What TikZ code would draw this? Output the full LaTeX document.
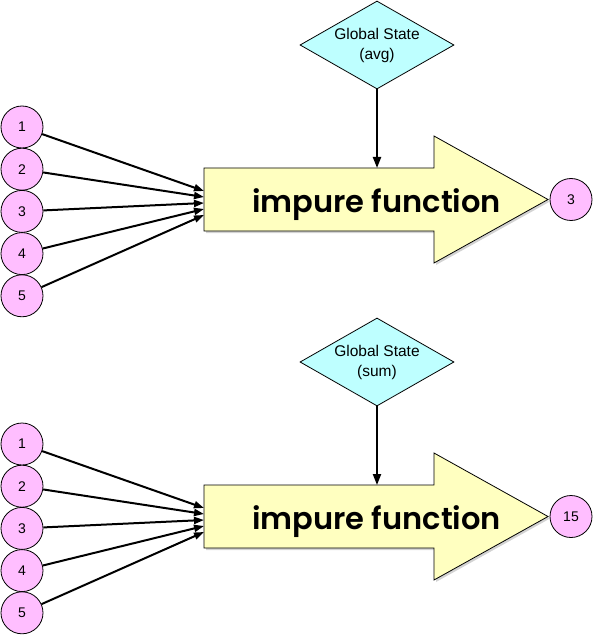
\documentclass[tikz,border=0pt]{standalone}
\usepackage{fontspec}
\setmainfont{Liberation Sans}
\newfontfamily\futura{Poppins SemiBold}
\usetikzlibrary{arrows.meta,shapes.geometric,shadows}
\definecolor{pinkfill}{RGB}{255,190,255}
\definecolor{cyanfill}{RGB}{190,255,255}
\definecolor{yellowfill}{RGB}{255,255,192}
\tikzset{
 num/.style={circle,draw=black,line width=0.8pt,fill=pinkfill,minimum size=42pt,inner sep=0pt,font=\fontsize{14}{16}\selectfont},
 gstate/.style={diamond,draw=black,line width=0.8pt,fill=cyanfill,minimum width=154pt,minimum height=88pt,aspect=1.75,inner sep=0pt,align=center,font=\fontsize{15.5}{20}\selectfont},
 bigarrow/.style={draw=black,line width=0.8pt,fill=yellowfill,drop shadow={opacity=0.35,shadow xshift=2pt,shadow yshift=-2pt}},
 feed/.style={line width=2pt,-{Triangle[length=10pt,width=7pt]}},
 down/.style={line width=2pt,-{Triangle[length=11pt,width=8pt]}},
 fnlabel/.style={font=\futura\fontsize{30.5}{36}\selectfont,inner sep=0pt},
}
\newcommand\drawgroup[4]{%
 \begin{scope}[yshift=-#4pt]
  \draw[bigarrow] (204,168) -- (434,168) -- (434,136) -- (548,199.5) -- (434,263) -- (434,231) -- (204,231) -- cycle;
  \node[fnlabel,anchor=base west] (fn#1) at (252,212) {impure function};
  \node[gstate] (gs#1) at (377,45) {Global State\\#2};
  \coordinate (top#1) at (377,168);
  \draw[down] (gs#1) -- (top#1);
  \node[num] (out#1) at (571,199.5) {#3};
  \foreach \i/\yy/\ty in {1/127/191,2/169.2/197,3/211.4/203,4/253.6/209,5/295.8/215}{
   \node[num] (n#1\i) at (22,\yy) {\i};
   \coordinate (t#1\i) at (204,\ty);
   \draw[feed] (n#1\i) -- (t#1\i);
  }
 \end{scope}
}
\begin{document}
\begin{tikzpicture}[x=1pt,y=-1pt]
 \useasboundingbox (0,0) rectangle (593,636);
 \drawgroup{a}{(avg)}{3}{0}
 \drawgroup{b}{(sum)}{15}{317}
\end{tikzpicture}
\end{document}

------------------------------------------------------------

*THE PROBLEM:* Your copy of the data should match it exactly, except that pictures are left out.

*RESPONSE:*
What TikZ code would draw this? Output the full LaTeX document.
\documentclass[tikz,border=0pt]{standalone}
\usepackage{fontspec}
\setmainfont{Liberation Sans}
\newfontfamily\futura{Poppins SemiBold}
\usetikzlibrary{arrows.meta,shapes.geometric,shadows}
\definecolor{pinkfill}{RGB}{255,190,255}
\definecolor{cyanfill}{RGB}{190,255,255}
\definecolor{yellowfill}{RGB}{255,255,192}
\tikzset{
 num/.style={circle,draw=black,line width=0.8pt,fill=pinkfill,minimum size=42pt,inner sep=0pt,font=\fontsize{14}{16}\selectfont},
 gstate/.style={diamond,draw=black,line width=0.8pt,fill=cyanfill,minimum width=154pt,minimum height=88pt,aspect=1.75,inner sep=0pt,align=center,font=\fontsize{15.5}{20}\selectfont},
 bigarrow/.style={draw=black,line width=0.8pt,fill=yellowfill,drop shadow={opacity=0.35,shadow xshift=2pt,shadow yshift=-2pt}},
 feed/.style={line width=2pt,-{Triangle[length=10pt,width=7pt]}},
 down/.style={line width=2pt,-{Triangle[length=11pt,width=8pt]}},
 fnlabel/.style={font=\futura\fontsize{30.5}{36}\selectfont,inner sep=0pt},
}
\newcommand\drawgroup[4]{%
 \begin{scope}[yshift=-#4pt]
  \draw[bigarrow] (204,168) -- (434,168) -- (434,136) -- (548,199.5) -- (434,263) -- (434,231) -- (204,231) -- cycle;
  \node[fnlabel,anchor=base west] (fn#1) at (252,212) {impure function};
  \node[gstate] (gs#1) at (377,45) {Global State\\#2};
  \coordinate (top#1) at (377,168);
  \draw[down] (gs#1) -- (top#1);
  \node[num] (out#1) at (571,199.5) {#3};
  \foreach \i/\yy/\ty in {1/127/191,2/169.2/197,3/211.4/203,4/253.6/209,5/295.8/215}{
   \node[num] (n#1\i) at (22,\yy) {\i};
   \coordinate (t#1\i) at (204,\ty);
   \draw[feed] (n#1\i) -- (t#1\i);
  }
 \end{scope}
}
\begin{document}
\begin{tikzpicture}[x=1pt,y=-1pt]
 \useasboundingbox (0,0) rectangle (593,636);
 \drawgroup{a}{(avg)}{3}{0}
 \drawgroup{b}{(sum)}{15}{317}
\end{tikzpicture}
\end{document}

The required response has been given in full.